According to D J Boyd, it is not less expensive than using the pesticides that he used to put into each pot of soil, but he is glad to be done with the synthetic pesticide that he was using. “We aren’t using the systemics or the aerosols anymore in the greenhouses. We are not organically certified yet, but I am hoping that we will grow into that,” said Boyd. “Right now we use sticky traps in the greenhouse to tell us if there are any little hot spots where there are aphids in the greenhouse, and we will still use some insecticides like pyrethrins or even some soap to control the aphids in those spots. But we use way less than we used to since we started using the wasps.”

For a while, Boyd tried to rear his own wasps in special insect cages. The tightly sealed cages were filled with plants that had aphids on them. The aphids were exposed to the wasps, and the wasps that hatched were

eventually allowed out of the cage into the greenhouse, where they were needed. According to Dr. Margaret Skinner at the University of Vermont’s Entomology Research Library, using these “banker plant systems” can be a very effective and economical way to control aphids.

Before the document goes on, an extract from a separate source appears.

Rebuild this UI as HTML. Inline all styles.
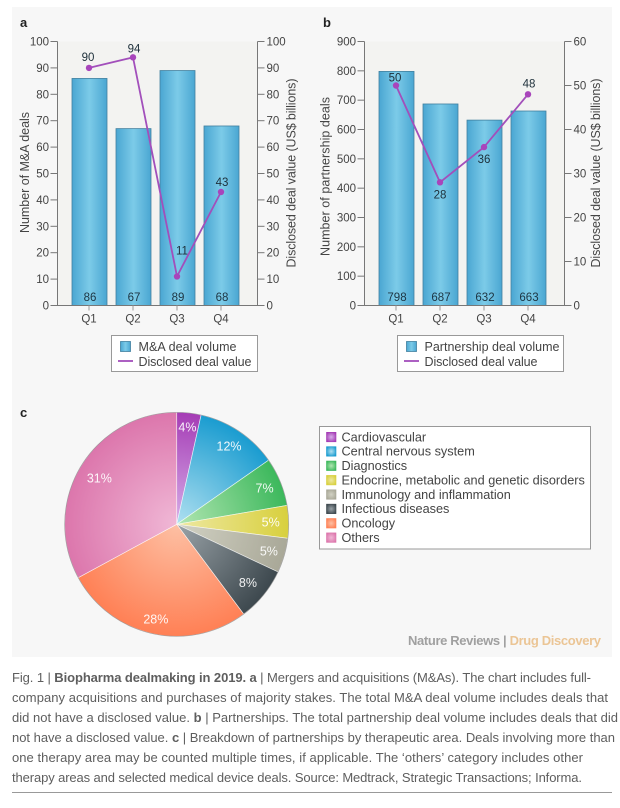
<!DOCTYPE html>
<html lang="en">
<head>
<meta charset="utf-8">
<title>Biopharma dealmaking in 2019</title>
<style>
html,body{margin:0;padding:0;background:#fff;width:620px;height:808px;overflow:hidden}
svg{display:block;font-family:"Liberation Sans",sans-serif}
</style>
</head>
<body>
<svg id="fig" xmlns="http://www.w3.org/2000/svg" width="620" height="808" viewBox="0 0 620 808">
  <defs>
    <linearGradient id="barFill" x1="0" x2="1" y1="0" y2="0">
      <stop offset="0" stop-color="#4aa6d2"/>
      <stop offset="0.5" stop-color="#7ccbe8"/>
      <stop offset="1" stop-color="#4aa6d2"/>
    </linearGradient>
  </defs>
  <rect x="12" y="7" width="600" height="650" fill="#f7f7f7"/>
  <g id="art" style="filter:blur(.35px)">
    <text x="20" y="27" font-size="13" font-weight="bold" fill="#222">a</text>
    <text x="323" y="27" font-size="13" font-weight="bold" fill="#222">b</text>
    <text x="20" y="417" font-size="13" font-weight="bold" fill="#222">c</text>
    <g id="chartA"></g>
    <g id="chartB"></g>
    <g id="chartC"></g>
    <text x="408" y="645" font-size="13" font-weight="bold" fill="#a0a0a0" textLength="193">Nature Reviews | <tspan fill="#ebc595">Drug Discovery</tspan></text>
  </g>
  <g font-size="13" fill="#5e5e5e">
    <text x="12" y="682" textLength="579">Fig. 1 | <tspan font-weight="bold">Biopharma dealmaking in 2019. a</tspan> | Mergers and acquisitions (M&amp;As). The chart includes full-</text>
    <text x="12" y="702" textLength="596">company acquisitions and purchases of majority stakes. The total M&amp;A deal volume includes deals that</text>
    <text x="12" y="722" textLength="606">did not have a disclosed value. <tspan font-weight="bold">b</tspan> | Partnerships. The total partnership deal volume includes deals that did</text>
    <text x="12" y="742" textLength="603">not have a disclosed value. <tspan font-weight="bold">c</tspan> | Breakdown of partnerships by therapeutic area. Deals involving more than</text>
    <text x="12" y="762" textLength="571">one therapy area may be counted multiple times, if applicable. The ‘others’ category includes other</text>
    <text x="12" y="782" textLength="570">therapy areas and selected medical device deals. Source: Medtrack, Strategic Transactions; Informa.</text>
  </g>
  <rect x="12" y="792" width="600" height="1" fill="#999"/>
</svg>
<script>
const quarters = ['Q1', 'Q2', 'Q3', 'Q4'];
const maDealVolume = [86, 67, 89, 68];
const maDealValue = [90, 94, 11, 43];
const maLeftTicks = [0, 10, 20, 30, 40, 50, 60, 70, 80, 90, 100];
const maRightTicks = [0, 10, 20, 30, 40, 50, 60, 70, 80, 90, 100];
const partnershipDealVolume = [798, 687, 632, 663];
const partnershipDealValue = [50, 28, 36, 48];
const partnershipLeftTicks = [0, 100, 200, 300, 400, 500, 600, 700, 800, 900];
const partnershipRightTicks = [0, 10, 20, 30, 40, 50, 60];
const therapyAreas = ['Cardiovascular', 'Central nervous system', 'Diagnostics', 'Endocrine, metabolic and genetic disorders', 'Immunology and inflammation', 'Infectious diseases', 'Oncology', 'Others'];
const therapySliceShare = [3.5, 11.8, 7, 4.7, 5, 7.8, 27.3, 32.9];
const therapyPrinted = [4, 12, 7, 5, 5, 8, 28, 31];

const NS = 'http://www.w3.org/2000/svg';
function make(parent, tag, attrs, text) {
  const node = document.createElementNS(NS, tag);
  for (const k in attrs) node.setAttribute(k, attrs[k]);
  if (text !== undefined) node.textContent = text;
  parent.appendChild(node);
  return node;
}

const plotTop = 41.5, plotBottom = 305.5, plotWidth = 200, barWidth = 35, barStep = 44, barInset = 32;

function yScale(v, max) {
  return plotBottom - (v / max) * (plotBottom - plotTop);
}

function drawBarChart(root, o) {
  const x0 = o.left, x1 = o.left + plotWidth;
  const leftMax = o.leftTicks[o.leftTicks.length - 1];
  const rightMax = o.rightTicks[o.rightTicks.length - 1];
  const xPos = i => x0 + barInset + i * barStep;

  const bg = make(root, 'rect', {x: x0, y: plotTop, width: plotWidth, height: plotBottom - plotTop, fill: '#f3f3f1'});
  
  

  o.volume.forEach((v, i) => {
    const y = yScale(v, leftMax);
    const bar = make(root, 'rect', {x: xPos(i) - barWidth / 2, y: y, width: barWidth, height: plotBottom - y, fill: 'url(#barFill)', stroke: '#41809f', 'stroke-width': 0.8});
    
    
  });

  const axes = make(root, 'path', {fill: 'none', stroke: '#777', 'stroke-width': 1, d:
    'M' + x0 + ' ' + plotTop + 'V' + plotBottom + 'M' + x1 + ' ' + plotTop + 'V' + plotBottom + 'M' + x0 + ' ' + plotBottom + 'H' + x1});
  
  

  o.leftTicks.forEach(t => {
    const y = yScale(t, leftMax);
    const tick = make(root, 'line', {x1: x0 - 7, x2: x0, y1: y, y2: y, stroke: '#777', 'stroke-width': 1});
    
    
    const label = make(root, 'text', {x: x0 - 8.5, y: y + 4, 'text-anchor': 'end', 'font-size': 11.5, fill: '#444'}, String(t));
    
    
  });
  o.rightTicks.forEach(t => {
    const y = yScale(t, rightMax);
    const tick = make(root, 'line', {x1: x1, x2: x1 + 7, y1: y, y2: y, stroke: '#777', 'stroke-width': 1});
    
    
    const label = make(root, 'text', {x: x1 + 9, y: y + 4, 'font-size': 11.5, fill: '#444'}, String(t));
    
    
  });
  o.categories.forEach((c, i) => {
    const tick = make(root, 'line', {x1: xPos(i) - 0.5, x2: xPos(i) - 0.5, y1: plotBottom, y2: plotBottom + 5, stroke: '#999', 'stroke-width': 1});
    
    
    const label = make(root, 'text', {x: xPos(i) - 0.5, y: 322.5, 'text-anchor': 'middle', 'font-size': 11.5, fill: '#444'}, c);
    
    
    const vol = make(root, 'text', {x: xPos(i) + 0.5, y: 301, 'text-anchor': 'middle', 'font-size': 11.5, fill: '#1d3442'}, String(o.volume[i]));
    
    
  });

  const pts = o.value.map((v, i) => xPos(i) - 0.5 + ' ' + yScale(v, rightMax));
  const line = make(root, 'polyline', {points: pts.join(' '), fill: 'none', stroke: '#a24fbb', 'stroke-width': 1.8});
  
  
  o.value.forEach((v, i) => {
    const y = yScale(v, rightMax);
    const dot = make(root, 'circle', {cx: xPos(i) - 0.5, cy: y, r: 3.2, fill: '#a845bb'});
    
    
    const n = o.nudge[i];
    const lab = make(root, 'text', {x: xPos(i) - 0.5 + n[0], y: y + n[1] + 4, 'text-anchor': 'middle', 'font-size': 11.5, fill: '#1d2f3a'}, String(v));
    
    
  });

  const lt = make(root, 'text', {transform: 'translate(' + o.leftTitleX + ' ' + o.leftTitleY + ') rotate(-90)', 'text-anchor': 'middle', 'font-size': 12.5, fill: '#444', textLength: o.leftTitleLen}, o.leftTitle);
  
  
  const rt = make(root, 'text', {transform: 'translate(' + (x1 + o.rightTitleGap) + ' 173) rotate(-90)', 'text-anchor': 'middle', 'font-size': 12.5, fill: '#444', textLength: 189}, 'Disclosed deal value (US$ billions)');
  
  

  const bx = make(root, 'rect', {x: o.legendX + 0.5, y: 335.5, width: o.legendW, height: 36, fill: '#fff', stroke: '#999', 'stroke-width': 1});
  
  
  const sw = make(root, 'rect', {x: o.legendX + 9.5, y: 341.5, width: 10, height: 10, fill: 'url(#barFill)', stroke: '#41809f', 'stroke-width': 0.8});
  
  
  const ls = make(root, 'line', {x1: o.legendX + 7, x2: o.legendX + 22, y1: 361, y2: 361, stroke: '#a24fbb', 'stroke-width': 1.8});
  
  
  const t1 = make(root, 'text', {x: o.legendX + 27.5, y: 351, 'font-size': 12.5, fill: '#444', textLength: o.legendLen}, o.barLegend);
  
  
  const t2 = make(root, 'text', {x: o.legendX + 27.5, y: 366, 'font-size': 12.5, fill: '#444', textLength: 113}, 'Disclosed deal value');
  
  
}

drawBarChart(document.getElementById('chartA'), {
  left: 57.5, categories: quarters, volume: maDealVolume, value: maDealValue,
  leftTicks: maLeftTicks, rightTicks: maRightTicks,
  nudge: [[-1, -11], [1, -9], [5, -26], [1, -10]],
  leftTitle: 'Number of M&A deals', leftTitleX: 29, leftTitleY: 172.5, leftTitleLen: 121, rightTitleGap: 38,
  legendX: 111, legendW: 146, barLegend: 'M&A deal volume', legendLen: 98
});
drawBarChart(document.getElementById('chartB'), {
  left: 364.5, categories: quarters, volume: partnershipDealVolume, value: partnershipDealValue,
  leftTicks: partnershipLeftTicks, rightTicks: partnershipRightTicks,
  nudge: [[-1, -8], [0, 12], [0, 12], [1, -11]],
  leftTitle: 'Number of partnership deals', leftTitleX: 329.5, leftTitleY: 176.5, leftTitleLen: 159, rightTitleGap: 35.5,
  legendX: 397, legendW: 166, barLegend: 'Partnership deal volume', legendLen: 135
});

const pieInner = ['#d6aee8', '#b0e0f0', '#b2e6b2', '#eee8a2', '#d2d2c4', '#9aa3a8', '#fdc0a4', '#f0b8d6'];
const pieOuter = ['#a53cb5', '#1a9cd0', '#3cb85c', '#d8d03e', '#a9a898', '#3d484e', '#ff8055', '#dc76ac'];
const pieLabelRadius = [98, 94, 95, 94, 96, 92, 97, 90];
const pieCx = 176.7, pieCy = 524.3, pieR = 112;

function drawPie(root) {
  const defs = root.ownerSVGElement.querySelector('defs');
  pieInner.forEach((c, i) => {
    const g = make(defs, 'radialGradient', {id: 'slice' + i, gradientUnits: 'userSpaceOnUse', cx: pieCx, cy: pieCy, r: pieR});
    make(g, 'stop', {offset: 0, 'stop-color': c});
    make(g, 'stop', {offset: 1, 'stop-color': pieOuter[i]});
    const s = make(defs, 'radialGradient', {id: 'swatch' + i, cx: 0.5, cy: 0.5, r: 0.6});
    make(s, 'stop', {offset: 0, 'stop-color': c});
    make(s, 'stop', {offset: 1, 'stop-color': pieOuter[i]});
  });
  const total = therapySliceShare.reduce((a, b) => a + b, 0);
  const pt = (deg, r) => {
    const a = deg * Math.PI / 180;
    return [pieCx + r * Math.sin(a), pieCy - r * Math.cos(a)];
  };
  let start = 0;
  therapySliceShare.forEach((v, i) => {
    const sweep = v / total * 360;
    const end = start + sweep;
    const p0 = pt(start, pieR), p1 = pt(end, pieR);
    const slice = make(root, 'path', {
      d: 'M' + pieCx + ' ' + pieCy + 'L' + p0[0] + ' ' + p0[1] + 'A' + pieR + ' ' + pieR + ' 0 ' + (sweep > 180 ? 1 : 0) + ' 1 ' + p1[0] + ' ' + p1[1] + 'Z',
      fill: 'url(#slice' + i + ')', stroke: '#fff', 'stroke-opacity': 0.7, 'stroke-width': 0.7
    });
    
    
    start = end;
  });
  const rim = make(root, 'circle', {cx: pieCx, cy: pieCy, r: pieR, fill: 'none', stroke: '#6b6b6b', 'stroke-opacity': 0.6, 'stroke-width': 0.7});
  
  
  start = 0;
  therapySliceShare.forEach((v, i) => {
    const sweep = v / total * 360;
    const c = pt(start + sweep / 2, pieLabelRadius[i]);
    const lab = make(root, 'text', {x: c[0], y: c[1] + 4.5, 'text-anchor': 'middle', 'font-size': 12.5, fill: '#fff', 'fill-opacity': 0.92}, therapyPrinted[i] + '%');
    
    
    start += sweep;
  });

  const box = make(root, 'rect', {x: 319.5, y: 426.5, width: 271, height: 122.5, fill: '#fff', stroke: '#999', 'stroke-width': 1});
  
  
  therapyAreas.forEach((name, i) => {
    const cy = 437 + i * 14.37;
    const sw = make(root, 'rect', {x: 326.5, y: cy - 4.7, width: 9.5, height: 9.5, fill: 'url(#swatch' + i + ')', stroke: pieOuter[i], 'stroke-width': 0.6});
    
    
    const t = make(root, 'text', {x: 341.5, y: cy + 4.3, 'font-size': 12.7, fill: '#444'}, name);
    
    
  });
}
drawPie(document.getElementById('chartC'));
</script>
</body>
</html>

In the end Boyd simply found it easier to buy them. “It was one more ball in the air. Trying to make sure that the aphids I was raising in the box were still alive, or that the plants in the box had been watered, was just one more thing to do. And the other balls in the air, the other things that I needed to do on a given day, if I let one of those go, that could end up costing us money, too. When I heard that the price for vials of wasps has come down so low compared to how expensive they were just four years ago, it’s just easier for me to buy them and release them directly into the greenhouse than grow the wasps myself,” said Boyd.

It may not be easier to cut all their wood instead of using propane to heat the greenhouses, but Boyd reports that they are saving a ton of money since they switched to their new wood furnace and boiler. “Look at the size of this thing.” said Boyd, as he opened the door of the furnace. “It just eats up wood. We have to cut the wood and bring it down here to the farm, but it really is worth the time.”

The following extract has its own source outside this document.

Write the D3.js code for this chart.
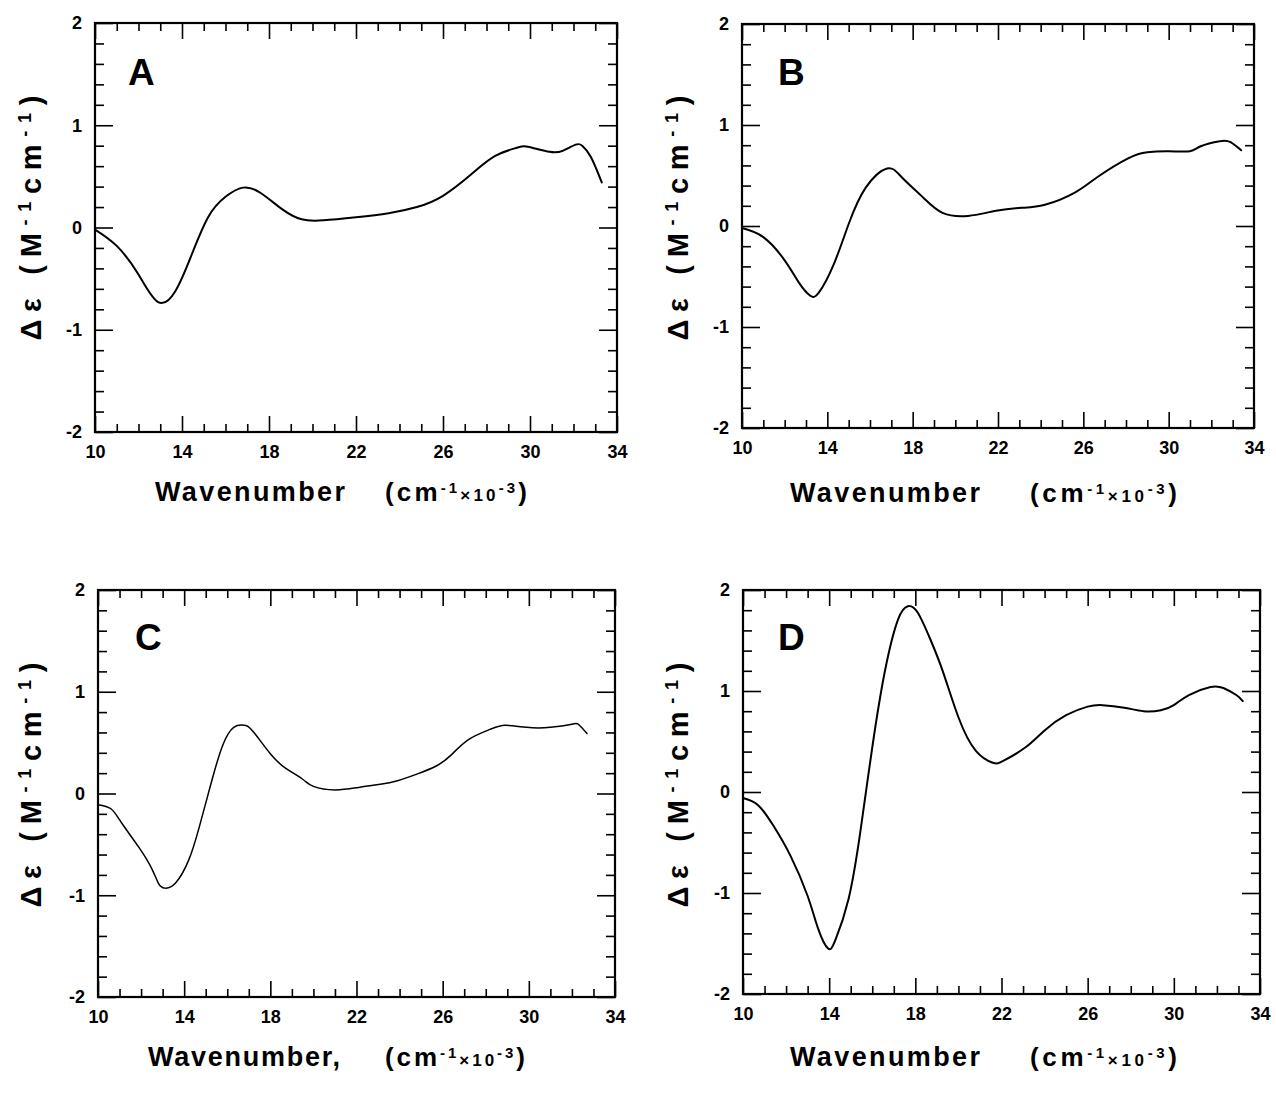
<!DOCTYPE html>
<html>
<head>
<meta charset="utf-8">
<script src="https://cdn.jsdelivr.net/npm/d3@7"></script>
<style>
  html, body { margin: 0; padding: 0; background: #fff; }
  svg { display: block; }
  text { font-family: "Liberation Sans", Arial, Helvetica, sans-serif; font-weight: bold; fill: #000; }
</style>
</head>
<body>
<script>
// ---------------- data ----------------
const panelLetters = ["A", "B", "C", "D"];
const xTicks = [10, 14, 18, 22, 26, 30, 34];
const xTickLabels = ["10", "14", "18", "22", "26", "30", "34"];
const yTicks = [-2, -1, 0, 1, 2];
const yTickLabels = ["-2", "-1", "0", "1", "2"];
const xTitleWords = ["Wavenumber", "Wavenumber", "Wavenumber,", "Wavenumber"];

const waveA = [10, 11, 12, 12.9, 13.7, 14.4, 15.2, 16, 16.8, 17.6, 18.6, 19.5, 20.5, 22, 23.5, 24.8, 26, 27.3, 28.4, 29.4, 29.9, 30.9, 31.5, 32.1, 32.4, 32.8, 33.3];
const epsA  = [-0.02, -0.18, -0.46, -0.73, -0.62, -0.29, 0.10, 0.30, 0.39, 0.34, 0.18, 0.08, 0.07, 0.10, 0.14, 0.20, 0.31, 0.52, 0.70, 0.78, 0.79, 0.74, 0.75, 0.81, 0.80, 0.69, 0.44];

const waveB = [10, 11, 12, 12.7, 13.2, 13.6, 14.3, 15, 15.8, 16.8, 17.5, 18.5, 19.4, 20.6, 21.9, 23.1, 24.2, 25.6, 26.7, 28.1, 29, 30, 31, 31.5, 32.4, 32.9, 33.4];
const epsB  = [-0.02, -0.11, -0.34, -0.57, -0.69, -0.66, -0.38, 0.02, 0.38, 0.57, 0.48, 0.28, 0.13, 0.10, 0.15, 0.18, 0.21, 0.33, 0.49, 0.67, 0.73, 0.74, 0.74, 0.79, 0.84, 0.83, 0.75];

const waveC = [10, 10.6, 11.1, 11.9, 12.5, 12.8, 13.1, 13.6, 14.2, 14.7, 15.3, 15.8, 16.3, 16.8, 17.2, 18, 18.7, 19.5, 20, 21, 22.1, 23.1, 23.9, 24.8, 25.7, 26.4, 27.2, 28.2, 28.9, 29.9, 31, 32, 32.3, 32.7];
const epsC  = [-0.11, -0.15, -0.29, -0.53, -0.74, -0.88, -0.93, -0.88, -0.66, -0.33, 0.14, 0.48, 0.65, 0.67, 0.61, 0.39, 0.25, 0.14, 0.07, 0.035, 0.06, 0.09, 0.125, 0.19, 0.27, 0.38, 0.53, 0.63, 0.67, 0.65, 0.65, 0.68, 0.68, 0.59];

const waveD = [10, 10.7, 11.4, 12.2, 13, 13.5, 13.95, 14.3, 14.9, 15.45, 16, 16.6, 17.2, 17.65, 18.1, 18.7, 19.3, 20, 20.8, 21.6, 22.1, 23.1, 24, 25, 26, 26.7, 27.7, 28.6, 29.4, 30, 30.7, 31.7, 32.3, 32.9, 33.2];
const epsD  = [-0.06, -0.13, -0.33, -0.63, -1.03, -1.36, -1.55, -1.46, -1.06, -0.39, 0.44, 1.21, 1.71, 1.84, 1.78, 1.51, 1.18, 0.74, 0.41, 0.29, 0.31, 0.44, 0.61, 0.76, 0.845, 0.86, 0.835, 0.80, 0.81, 0.86, 0.96, 1.04, 1.03, 0.96, 0.90];

const seriesX = [waveA, waveB, waveC, waveD];
const seriesY = [epsA, epsB, epsC, epsD];

// ---------------- layout ----------------
const W = 1276, H = 1095;
const layout = [
  { x0: 95,  x1: 617,  y0: 23,  y1: 432, ylabX: 41,  ylabY: 218, letX: 128, letY: 85,
    t1: [155, 190], t2: [385, 142], tY: 501, lw: 2 },
  { x0: 742, x1: 1254, y0: 24,  y1: 428, ylabX: 688, ylabY: 218, letX: 778, letY: 85,
    t1: [790, 190], t2: [1030, 147], tY: 502, lw: 2 },
  { x0: 98,  x1: 615,  y0: 590, y1: 997, ylabX: 41,  ylabY: 785, letX: 135, letY: 650,
    t1: [148, 192], t2: [385, 140], tY: 1066, lw: 1.5 },
  { x0: 743, x1: 1260, y0: 590, y1: 994, ylabX: 688, ylabY: 785, letX: 778, letY: 650,
    t1: [790, 190], t2: [1030, 147], tY: 1066, lw: 2 }
];

const svg = d3.select("body").append("svg").attr("width", W).attr("height", H);
svg.append("rect").attr("width", W).attr("height", H).attr("fill", "#fff");

const minorX = d3.range(10, 34.5, 1).filter(v => !xTicks.includes(v));
const minorY = d3.range(-2, 2.01, 0.2).map(v => Math.round(v * 10) / 10).filter(v => !yTicks.includes(v));

function styleAxis(g) {
  g.select(".domain").remove();
  g.selectAll(".tick line").attr("stroke", "#000").attr("stroke-width", 1.6);
  g.selectAll(".tick text").style("font-size", "18px").style("font-weight", "bold")
    .style("font-family", '"Liberation Sans", Arial, sans-serif').attr("fill", "#000");
}

layout.forEach((L, i) => {
  const x = d3.scaleLinear().domain([10, 34]).range([L.x0, L.x1]);
  const y = d3.scaleLinear().domain([-2, 2]).range([L.y1, L.y0]);
  const g = svg.append("g");

  const xFmt = d => xTickLabels[xTicks.indexOf(d)];
  const yFmt = d => yTickLabels[yTicks.indexOf(d)];

  g.append("g").attr("transform", `translate(0,${L.y1})`)
    .call(d3.axisBottom(x).tickValues(xTicks).tickSize(-16).tickSizeOuter(0).tickPadding(13).tickFormat(xFmt))
    .call(styleAxis);
  g.append("g").attr("transform", `translate(0,${L.y1})`)
    .call(d3.axisBottom(x).tickValues(minorX).tickSize(-8).tickSizeOuter(0).tickFormat(""))
    .call(styleAxis);
  g.append("g").attr("transform", `translate(0,${L.y0})`)
    .call(d3.axisTop(x).tickValues(xTicks).tickSize(-16).tickSizeOuter(0).tickFormat(""))
    .call(styleAxis);
  g.append("g").attr("transform", `translate(0,${L.y0})`)
    .call(d3.axisTop(x).tickValues(minorX).tickSize(-8).tickSizeOuter(0).tickFormat(""))
    .call(styleAxis);
  g.append("g").attr("transform", `translate(${L.x0},0)`)
    .call(d3.axisLeft(y).tickValues(yTicks).tickSize(-18).tickSizeOuter(0).tickPadding(13).tickFormat(yFmt))
    .call(styleAxis);
  g.append("g").attr("transform", `translate(${L.x0},0)`)
    .call(d3.axisLeft(y).tickValues(minorY).tickSize(-9).tickSizeOuter(0).tickFormat(""))
    .call(styleAxis);
  g.append("g").attr("transform", `translate(${L.x1},0)`)
    .call(d3.axisRight(y).tickValues(yTicks).tickSize(-18).tickSizeOuter(0).tickFormat(""))
    .call(styleAxis);
  g.append("g").attr("transform", `translate(${L.x1},0)`)
    .call(d3.axisRight(y).tickValues(minorY).tickSize(-9).tickSizeOuter(0).tickFormat(""))
    .call(styleAxis);

  g.append("rect").attr("x", L.x0).attr("y", L.y0)
    .attr("width", L.x1 - L.x0).attr("height", L.y1 - L.y0)
    .attr("fill", "none").attr("stroke", "#000").attr("stroke-width", 2.2);

  const pts = seriesX[i].map((v, k) => [v, seriesY[i][k]]);
  const line = d3.line().x(d => x(d[0])).y(d => y(d[1])).curve(d3.curveNatural);
  g.append("path").datum(pts).attr("d", line)
    .attr("fill", "none").attr("stroke", "#000").attr("stroke-width", L.lw)
    .attr("stroke-linejoin", "round").attr("stroke-linecap", "round");

  g.append("text").attr("x", L.letX).attr("y", L.letY)
    .style("font-size", "37px").text(panelLetters[i]);

  const yt = g.append("text")
    .attr("transform", `translate(${L.ylabX},${L.ylabY}) rotate(-90)`)
    .attr("text-anchor", "middle")
    .attr("textLength", 245).attr("lengthAdjust", "spacing")
    .style("font-size", "29px");
  yt.append("tspan").text("Δε (M");
  yt.append("tspan").attr("baseline-shift", "super").style("font-size", "18px").text("-1");
  yt.append("tspan").text("cm");
  yt.append("tspan").attr("baseline-shift", "super").style("font-size", "18px").text("-1");
  yt.append("tspan").text(")");

  g.append("text").attr("x", L.t1[0]).attr("y", L.tY)
    .attr("textLength", L.t1[1]).attr("lengthAdjust", "spacing")
    .style("font-size", "27px").text(xTitleWords[i]);
  const xt = g.append("text").attr("x", L.t2[0]).attr("y", L.tY)
    .attr("textLength", L.t2[1]).attr("lengthAdjust", "spacing")
    .style("font-size", "26px");
  xt.append("tspan").text("(cm");
  xt.append("tspan").attr("baseline-shift", "super").style("font-size", "15px").text("-1");
  xt.append("tspan").style("font-size", "17px").text("×10");
  xt.append("tspan").attr("baseline-shift", "super").style("font-size", "15px").text("-3");
  xt.append("tspan").text(")");
});
</script>
</body>
</html>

The furnace heats water that is then piped to a fan in the greenhouse. The water releases heat into the air in the greenhouse, and the water is then recirculated back to the furnace. They only use propane as a backup.

According to Vern Grubinger at the University of Vermont Extension, the service has been promoting these types of heating systems because they don’t use fossil fuels, use a locally available fuel source, and can save farmers money when compared to a furnace that uses propane or oil.

“Some growers in Vermont are using corn furnaces. There is a lot of energy in a kernel of corn,” Grubinger said.

One of the things Boyd likes about their furnace is that besides burning cord wood, it can also burn brush. “We are cutting the brush anyway, and all of that becomes fuel, too,” Boyd said.